Iraq is now the forgotten war, where the 300th soldier with Washington state connections just died, although the country is trying not to think of Afghanistan much, either, where two more from this state were recently killed. War far away is not a war that hits home, even if it costs considerable money -- the U.S. has so far spent $1.013 trillion fighting in southeast Asia, $2.2 billion in costs to Seattleites alone -- and no one seems too upset about that.
Additionally, the killing has slowed in Iraq where Izzy O'Bryan, 24, and Chris Yauch, 23, became the 299th and 300th locals to die there, followed by number 301, Christopher Opat, 21. All were all Fort Lewis Strykers and the only three American soldiers to die during a four-day period in June. But if there's something good about a decelerating body count, tell it to their widows, kids and parents.
Conversely, in Afghanistan, where Stryker Jason Fingar, 24, drove over a bomb and Spokane Marine Joshua Dumar, 23, stepped on one, the toll is rising smoothly.
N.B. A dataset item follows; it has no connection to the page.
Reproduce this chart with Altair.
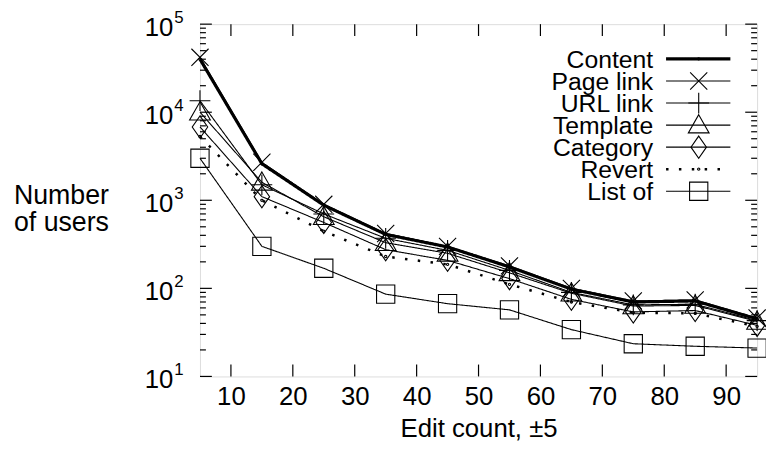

The U.S. body count is 1,150 with no end in sight, a point made but mostly overlooked in the biggest recent story about Afghanistan, in Rolling Stone:
In June, Afghanistan officially outpaced Vietnam as the longest war in American history - and Obama has quietly begun to back away from the deadline he set for withdrawing U.S. troops in July of next year.
RS allowed Gen. Stanley McChrystal, commander of all U.S. and NATO forces in Afghanistan, to talk himself out of a job and that is what made the news, not the pessimism and perhaps futility of endless warfare, expressed by McChrystal's senior aides.
"If Americans pulled back and started paying attention to this war," said one, "it would become even less popular." It might even be over.